Laurie, pp. 469-70"As the enemy military situation deteriorated, Allied propagandists shifted from tactical to strategic leaflets targeting civilian and military populations -- just the high-minded, statesmen-like themes Blankenhorn had hoped to write, but was initially told to avoid. Blankenhorn wrote that 'the idea that simple things, made into leaflets' had been abandoned. 'Telling the German soldier that he will be fed when he deserts does not immediately interest most men.... What makes the good German soldier wobble is doubts about the wad being worthwhile.'"
"By October, Blankenhorn wrote, all he had to do was 'publish to the Boche what the President says; he writes all our leaflets now.'" (Laurie, p. 470).
To deliver the leaflets, which were also dropped by aircraft, "[t]he U.S. Army lacked its own balloon stocks and relied on British makes of which there was never a shortage. The Army and CPI both began balloon research in February 1918 and were testing balloons capable of carrying ten thousand leaflets from three hundred to five hundred miles when the war ended. The U.S. Army, however, did not receive American-made balloons until after the Armistice.'" (Laurie, pp. 473-4).

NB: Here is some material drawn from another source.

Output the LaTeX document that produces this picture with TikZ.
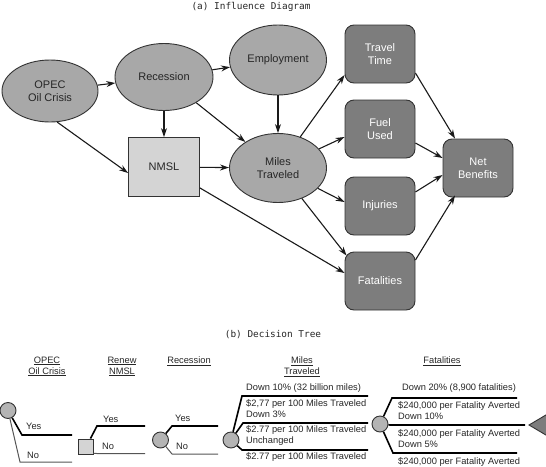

Some combat commanders held "adverse notions" toward propaganda. "Propaganda was seen as necessary because of failure, Blankenhorn wrote, and many 'officers considered it tinged with Red, tainted with radicalism and revolution,' which 'had no place during operations.'" (Laurie, p. 474). Laurie, p. 475: "'The concept of the Air Service," Blankenhorn complained in late September 1918, 'is that propaganda is a diversion for quiet sectors, to be dropped as soon as the sector becomes active.'"
"As Blankenhorn predicted, the strongest indications of propaganda effectiveness came from the memoirs of Field Marshals Ludendorff and von Hidenburg." (Laurie, p. 477). Ludendorf described it "as an amazing force' which hypnotized the German people 'as a rabbit is by a snake.'" (Laurie, p. 477).

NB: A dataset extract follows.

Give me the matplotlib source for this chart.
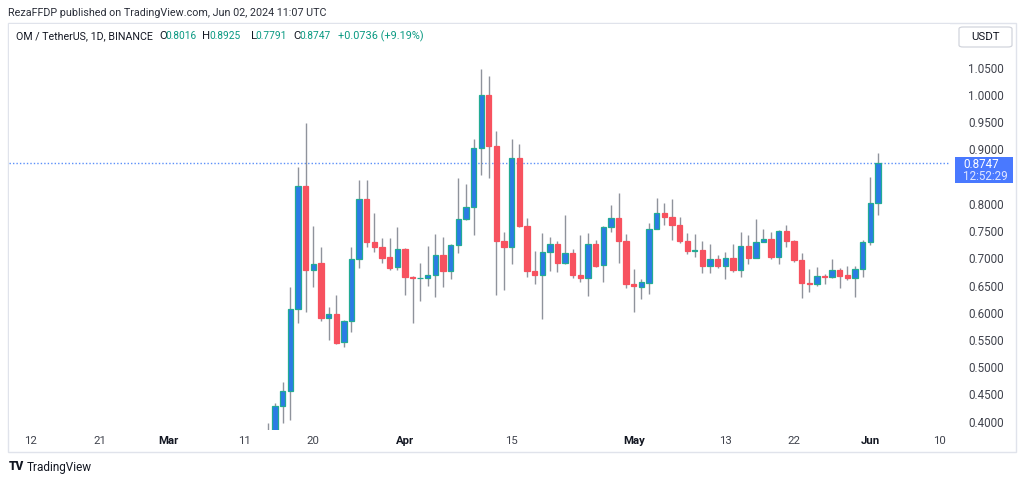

Laurie, pp. 478-9: Captain Blankenhorn was more moderate in his assessments, believing that AEF propaganda 'was uneven as regards immediate effects,' but that its long-range impact was nonetheless persistent and inescapable. It aided 'in creating the atmosphere of defeat, which ... was the decisive factor in lowering enemy morale.' Even though some enemy units fought savagely until the end, as Blankenhorn conceded, the body of the German Army 'was falling prey to despair.' Propaganda, Blankenhorn concluded, represented
the vehicle of passionate faith in the righteousness of America's cause; it was the chanting of crusaders, the word winged against delusions beneath enemies' helmets, a strife to shorten our soldiers' work. It was truly democratic peacemaking openly arrived at.The role of propaganda in the final victory was less clear, but as Blankenhorn wrote:
Who will venture ... to calculate the part played in winning the war by a specified battery? Who will give the percentages of victory due to any arm of the service, the air service, for example, or the tanks, or even apportion credits between the different Allied armies, or between armies and navies? It is difficult to weigh imponderables ... The effects of propaganda are unseen, cumulative, and subtle.